--- begin ---
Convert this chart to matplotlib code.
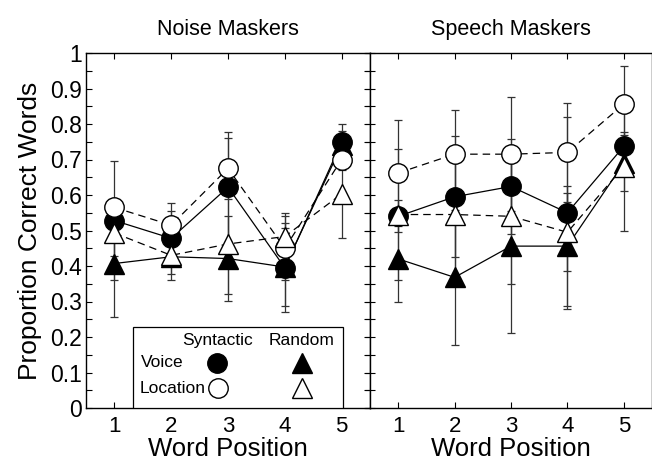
import numpy as np
import matplotlib.pyplot as plt
from matplotlib.ticker import MultipleLocator

plt.rcParams["font.family"] = ["Liberation Sans", "DejaVu Sans"]

positions = [1, 2, 3, 4, 5]

# Noise maskers
noise_voice_syn = [0.528, 0.478, 0.622, 0.395, 0.749]
noise_voice_syn_err = [0.167, 0.10, 0.155, 0.125, 0.05]
noise_loc_syn = [0.565, 0.515, 0.675, 0.45, 0.70]
noise_loc_syn_err = [0.015, 0.04, 0.085, 0.09, 0.03]
noise_voice_rand = [0.407, 0.426, 0.421, 0.397, 0.74]
noise_voice_rand_err = [0.15, 0.065, 0.12, 0.11, 0.04]
noise_loc_rand = [0.493, 0.43, 0.462, 0.483, 0.603]
noise_loc_rand_err = [0.065, 0.03, 0.14, 0.065, 0.125]

# Speech maskers
speech_voice_syn = [0.54, 0.595, 0.624, 0.55, 0.737]
speech_voice_syn_err = [0.045, 0.17, 0.135, 0.27, 0.04]
speech_loc_syn = [0.662, 0.715, 0.715, 0.72, 0.856]
speech_loc_syn_err = [0.15, 0.125, 0.16, 0.14, 0.107]
speech_voice_rand = [0.42, 0.368, 0.456, 0.456, 0.69]
speech_voice_rand_err = [0.12, 0.19, 0.245, 0.17, 0.08]
speech_loc_rand = [0.545, 0.545, 0.54, 0.495, 0.68]
speech_loc_rand_err = [0.185, 0.19, 0.19, 0.11, 0.18]

titles = ["Noise Maskers", "Speech Maskers"]
yticks = [0, 0.1, 0.2, 0.3, 0.4, 0.5, 0.6, 0.7, 0.8, 0.9, 1]
ytick_labels = ["0", "0.1", "0.2", "0.3", "0.4", "0.5", "0.6", "0.7", "0.8", "0.9", "1"]

MS = 14


def draw_panel(ax, vs, vse, ls, lse, vr, vre, lr, lre):
    series = [
        (vs, vse, "o", "black", "-"),
        (vr, vre, "^", "black", "-"),
        (ls, lse, "o", "white", (0, (6, 4))),
        (lr, lre, "^", "white", (0, (6, 4))),
    ]
    for vals, errs, mk, fc, style in series:
        ax.errorbar(positions, vals, yerr=errs, fmt="none", ecolor="#333333",
                    elinewidth=0.9, capsize=3, capthick=0.9, zorder=1)
    for vals, errs, mk, fc, style in series:
        ax.plot(positions, vals, linestyle=style, color="black", linewidth=0.9,
                marker=mk, markersize=MS, markerfacecolor=fc,
                markeredgecolor="black", markeredgewidth=1.0, zorder=3)
    ax.set_xlim(0.5, 5.5)
    ax.set_ylim(0, 1.0)
    ax.set_xticks(positions)
    ax.set_xticklabels([str(p) for p in positions], fontsize=16)
    ax.set_xlabel("Word Position", fontsize=18.5, labelpad=0)
    ax.tick_params(axis="x", direction="in", top=True, length=4, width=0.8, pad=6)
    for s in ax.spines.values():
        s.set_linewidth(1.0)


fig = plt.figure(figsize=(6.52, 4.67), dpi=100)
ax1 = fig.add_axes([86 / 652, 59 / 467, 284 / 652, 355 / 467])
ax2 = fig.add_axes([370 / 652, 59 / 467, 282 / 652, 355 / 467])

draw_panel(ax1, noise_voice_syn, noise_voice_syn_err, noise_loc_syn, noise_loc_syn_err,
           noise_voice_rand, noise_voice_rand_err, noise_loc_rand, noise_loc_rand_err)
draw_panel(ax2, speech_voice_syn, speech_voice_syn_err, speech_loc_syn, speech_loc_syn_err,
           speech_voice_rand, speech_voice_rand_err, speech_loc_rand, speech_loc_rand_err)

ax1.set_yticks(yticks)
ax1.set_yticklabels(ytick_labels, fontsize=16.5)
ax1.yaxis.set_minor_locator(MultipleLocator(0.05))
ax1.tick_params(axis="y", which="both", direction="in", right=True, length=4, width=0.8, pad=3)
ax1.set_ylabel("Proportion Correct Words", fontsize=19, labelpad=6)

ax2.yaxis.set_major_locator(MultipleLocator(0.05))
ax2.tick_params(axis="y", direction="inout", left=True, labelleft=False, length=7, width=0.8)

for ax, t in zip([ax1, ax2], titles):
    ax.set_title(t, fontsize=15.5, pad=13)

# legend box drawn by hand in the left panel
ax1.add_patch(plt.Rectangle((0.165, 0.0), 0.74, 0.228, transform=ax1.transAxes,
                            facecolor="white", edgecolor="black", linewidth=0.9, zorder=5))
ax1.text(0.465, 0.19, "Syntactic", transform=ax1.transAxes, ha="center", va="center",
         fontsize=12.5, zorder=6)
ax1.text(0.76, 0.19, "Random", transform=ax1.transAxes, ha="center", va="center",
         fontsize=12.5, zorder=6)
ax1.text(0.195, 0.127, "Voice", transform=ax1.transAxes, ha="left", va="center",
         fontsize=12.5, zorder=6)
ax1.text(0.19, 0.056, "Location", transform=ax1.transAxes, ha="left", va="center",
         fontsize=12.5, zorder=6)
ax1.plot([0.463], [0.127], "o", color="black", markersize=MS, transform=ax1.transAxes, zorder=6)
ax1.plot([0.761], [0.127], "^", color="black", markersize=MS, transform=ax1.transAxes, zorder=6)
ax1.plot([0.466], [0.056], "o", markerfacecolor="white", markeredgecolor="black",
         markersize=MS, transform=ax1.transAxes, zorder=6)
ax1.plot([0.761], [0.056], "^", markerfacecolor="white", markeredgecolor="black",
         markersize=MS, transform=ax1.transAxes, zorder=6)

fig.savefig("out.png", dpi=100)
--- end ---
▶ _What needs to be done_:
Transcribe the full listing above exactly as it stands, minus the pictures.

▶ _Response_:
Convert this chart to matplotlib code.
import numpy as np
import matplotlib.pyplot as plt
from matplotlib.ticker import MultipleLocator

plt.rcParams["font.family"] = ["Liberation Sans", "DejaVu Sans"]

positions = [1, 2, 3, 4, 5]

# Noise maskers
noise_voice_syn = [0.528, 0.478, 0.622, 0.395, 0.749]
noise_voice_syn_err = [0.167, 0.10, 0.155, 0.125, 0.05]
noise_loc_syn = [0.565, 0.515, 0.675, 0.45, 0.70]
noise_loc_syn_err = [0.015, 0.04, 0.085, 0.09, 0.03]
noise_voice_rand = [0.407, 0.426, 0.421, 0.397, 0.74]
noise_voice_rand_err = [0.15, 0.065, 0.12, 0.11, 0.04]
noise_loc_rand = [0.493, 0.43, 0.462, 0.483, 0.603]
noise_loc_rand_err = [0.065, 0.03, 0.14, 0.065, 0.125]

# Speech maskers
speech_voice_syn = [0.54, 0.595, 0.624, 0.55, 0.737]
speech_voice_syn_err = [0.045, 0.17, 0.135, 0.27, 0.04]
speech_loc_syn = [0.662, 0.715, 0.715, 0.72, 0.856]
speech_loc_syn_err = [0.15, 0.125, 0.16, 0.14, 0.107]
speech_voice_rand = [0.42, 0.368, 0.456, 0.456, 0.69]
speech_voice_rand_err = [0.12, 0.19, 0.245, 0.17, 0.08]
speech_loc_rand = [0.545, 0.545, 0.54, 0.495, 0.68]
speech_loc_rand_err = [0.185, 0.19, 0.19, 0.11, 0.18]

titles = ["Noise Maskers", "Speech Maskers"]
yticks = [0, 0.1, 0.2, 0.3, 0.4, 0.5, 0.6, 0.7, 0.8, 0.9, 1]
ytick_labels = ["0", "0.1", "0.2", "0.3", "0.4", "0.5", "0.6", "0.7", "0.8", "0.9", "1"]

MS = 14


def draw_panel(ax, vs, vse, ls, lse, vr, vre, lr, lre):
    series = [
        (vs, vse, "o", "black", "-"),
        (vr, vre, "^", "black", "-"),
        (ls, lse, "o", "white", (0, (6, 4))),
        (lr, lre, "^", "white", (0, (6, 4))),
    ]
    for vals, errs, mk, fc, style in series:
        ax.errorbar(positions, vals, yerr=errs, fmt="none", ecolor="#333333",
                    elinewidth=0.9, capsize=3, capthick=0.9, zorder=1)
    for vals, errs, mk, fc, style in series:
        ax.plot(positions, vals, linestyle=style, color="black", linewidth=0.9,
                marker=mk, markersize=MS, markerfacecolor=fc,
                markeredgecolor="black", markeredgewidth=1.0, zorder=3)
    ax.set_xlim(0.5, 5.5)
    ax.set_ylim(0, 1.0)
    ax.set_xticks(positions)
    ax.set_xticklabels([str(p) for p in positions], fontsize=16)
    ax.set_xlabel("Word Position", fontsize=18.5, labelpad=0)
    ax.tick_params(axis="x", direction="in", top=True, length=4, width=0.8, pad=6)
    for s in ax.spines.values():
        s.set_linewidth(1.0)


fig = plt.figure(figsize=(6.52, 4.67), dpi=100)
ax1 = fig.add_axes([86 / 652, 59 / 467, 284 / 652, 355 / 467])
ax2 = fig.add_axes([370 / 652, 59 / 467, 282 / 652, 355 / 467])

draw_panel(ax1, noise_voice_syn, noise_voice_syn_err, noise_loc_syn, noise_loc_syn_err,
           noise_voice_rand, noise_voice_rand_err, noise_loc_rand, noise_loc_rand_err)
draw_panel(ax2, speech_voice_syn, speech_voice_syn_err, speech_loc_syn, speech_loc_syn_err,
           speech_voice_rand, speech_voice_rand_err, speech_loc_rand, speech_loc_rand_err)

ax1.set_yticks(yticks)
ax1.set_yticklabels(ytick_labels, fontsize=16.5)
ax1.yaxis.set_minor_locator(MultipleLocator(0.05))
ax1.tick_params(axis="y", which="both", direction="in", right=True, length=4, width=0.8, pad=3)
ax1.set_ylabel("Proportion Correct Words", fontsize=19, labelpad=6)

ax2.yaxis.set_major_locator(MultipleLocator(0.05))
ax2.tick_params(axis="y", direction="inout", left=True, labelleft=False, length=7, width=0.8)

for ax, t in zip([ax1, ax2], titles):
    ax.set_title(t, fontsize=15.5, pad=13)

# legend box drawn by hand in the left panel
ax1.add_patch(plt.Rectangle((0.165, 0.0), 0.74, 0.228, transform=ax1.transAxes,
                            facecolor="white", edgecolor="black", linewidth=0.9, zorder=5))
ax1.text(0.465, 0.19, "Syntactic", transform=ax1.transAxes, ha="center", va="center",
         fontsize=12.5, zorder=6)
ax1.text(0.76, 0.19, "Random", transform=ax1.transAxes, ha="center", va="center",
         fontsize=12.5, zorder=6)
ax1.text(0.195, 0.127, "Voice", transform=ax1.transAxes, ha="left", va="center",
         fontsize=12.5, zorder=6)
ax1.text(0.19, 0.056, "Location", transform=ax1.transAxes, ha="left", va="center",
         fontsize=12.5, zorder=6)
ax1.plot([0.463], [0.127], "o", color="black", markersize=MS, transform=ax1.transAxes, zorder=6)
ax1.plot([0.761], [0.127], "^", color="black", markersize=MS, transform=ax1.transAxes, zorder=6)
ax1.plot([0.466], [0.056], "o", markerfacecolor="white", markeredgecolor="black",
         markersize=MS, transform=ax1.transAxes, zorder=6)
ax1.plot([0.761], [0.056], "^", markerfacecolor="white", markeredgecolor="black",
         markersize=MS, transform=ax1.transAxes, zorder=6)

fig.savefig("out.png", dpi=100)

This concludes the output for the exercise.